Calculus is not optionalEvery FRQ expects you to use calculus as a tool for physics reasoning, not just algebra. That means setting up and evaluating integrals for work or impulse, differentiating position or velocity functions, and using differential equations for oscillation or variable-force problems. Students who treat calculus as a last resort rather than a first language consistently leave points on the table across all four FRQ types.
AP Physics C: Mechanics Exam review notes
Exam format
MCQ section: structure and pacing
Section I has 40 questions in 80 minutes. Every question is single-select with four answer choices. The section draws from all seven course units, with Kinematics and Newton's Laws weighted most heavily at 10-15% each. Two minutes per question sounds comfortable, but integration or angular momentum problems can eat that time quickly. Triage: answer questions you can set up immediately, mark and return to anything requiring a full derivation.
- Unit weighting: Kinematics and Newton's Laws each carry roughly 10-15% of MCQ questions; Rotation and Energy are also heavily represented.
- Calculator use: A four-function, scientific, or graphing calculator is allowed, but many MCQ questions are faster with conceptual reasoning than with computation.
- Pacing target: Aim to finish in 70 minutes and use the last 10 to revisit flagged questions rather than rushing at the end.
Can you identify which unit each MCQ question is testing within the first 15 seconds of reading it? That recognition speed is what pacing depends on.
| Feature | MCQ | FRQ |
|---|
| Time | 80 minutes | 100 minutes |
| Questions | 40 single-select | 4 structured questions |
| Score weight | 50% | 50% |
| Calculator | Allowed | Allowed |
| Partial credit | No | Yes, per part |
Exam format
FRQ section: four question types in fixed order
Section II always presents the same four question types in the same order. Knowing what each type demands before exam day means you are not reading instructions under pressure. Each question has multiple lettered parts, and points are awarded part by part, so a wrong answer in part (a) does not prevent you from earning full credit in part (b) if your setup is correct.
- FRQ 1: Mathematical Routines: 10 points, suggested 20-25 minutes. Symbolic derivations, numerical calculations, and supporting representations like free-body diagrams. Calculus is expected.
- FRQ 2: Translation Between Representations: 12 points, suggested 25-30 minutes. Connect diagrams, equations, graphs, and verbal reasoning for the same scenario. The highest point value on the exam.
- FRQ 3: Experimental Design and Analysis: 10 points, suggested 25-30 minutes. Design an experiment, then analyze data: choose quantities to graph, draw a best-fit line, and use slope or intercept to extract a physics quantity.
- FRQ 4: Qualitative/Quantitative Translation: 8 points, suggested 15-20 minutes. Make and justify a conceptual claim, derive a related equation, and connect the two. The shortest FRQ but the one most dependent on genuine understanding.

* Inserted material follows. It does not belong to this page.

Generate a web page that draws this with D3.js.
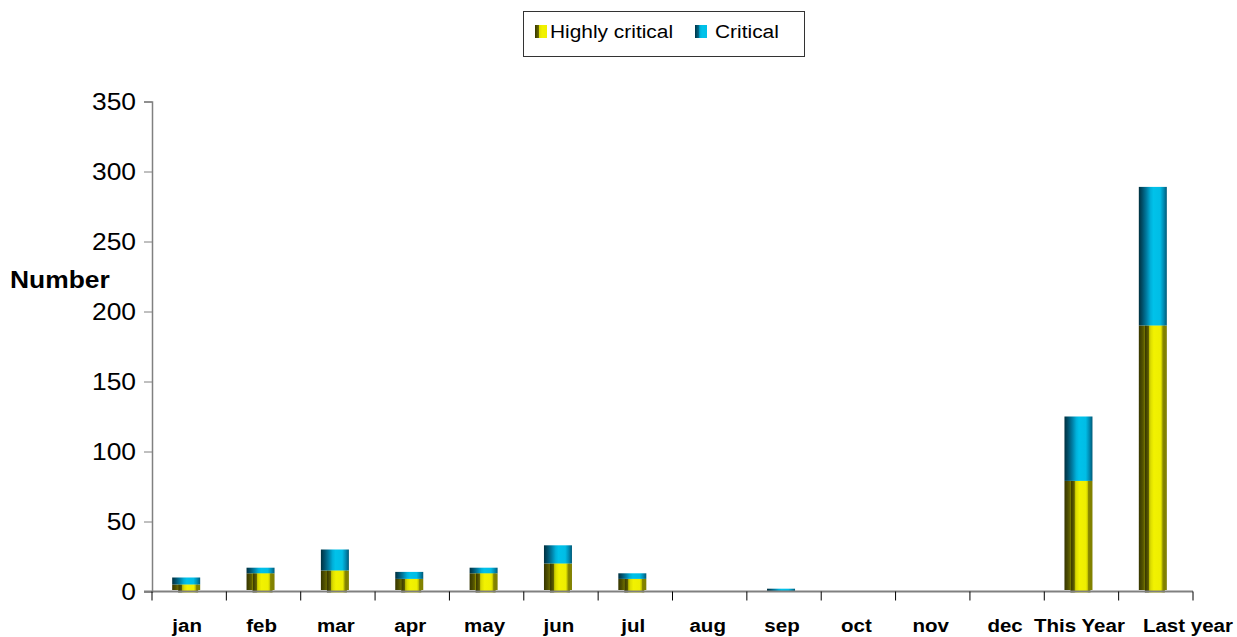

Write out the four FRQ types and their point values from memory. If you hesitate on any of them, review the dedicated topic guides for those question types.
| FRQ type | Points | Suggested time | Core demand |
|---|
| Mathematical Routines | 10 | 20-25 min | Symbolic derivation + calculus |
| Translation Between Representations | 12 | 25-30 min | Connect diagrams, graphs, equations |
| Experimental Design and Analysis | 10 | 25-30 min | Design + linearization + data analysis |
| Qualitative/Quantitative Translation | 8 | 15-20 min | Conceptual claim + equation + justification |
Scoring
How FRQ scoring works and what earns points
Each FRQ part has a defined point value. Scorers award points for specific elements: a correct equation, a labeled diagram, a stated physics principle, a completed derivation step, or a justified conclusion. You do not need a correct final answer to earn most of the points in a multi-part question. Show every step, define every variable, and write justifications in complete sentences when the prompt asks you to explain or justify.
- Follow-through credit: If you carry an incorrect result from part (a) into part (b) but apply correct physics to it, you can still earn the points for part (b).
- Justify vs. explain: Justify means connect your answer to a physics principle or equation. Explain means describe the physical reasoning in words. Read the verb carefully.
- Diagram labeling: Free-body diagrams and graphs must be labeled with variable names, directions, and units where applicable to earn full diagram points.
- Systematic error: An error that consistently biases measurements in one direction rather than randomly, often due to a flaw in experimental procedure or equipment. Identifying and explaining systematic error is a common scoring point in FRQ 3.
On your next practice FRQ, cover your answer and ask: would a scorer reading only what I wrote be able to award every point without guessing what I meant?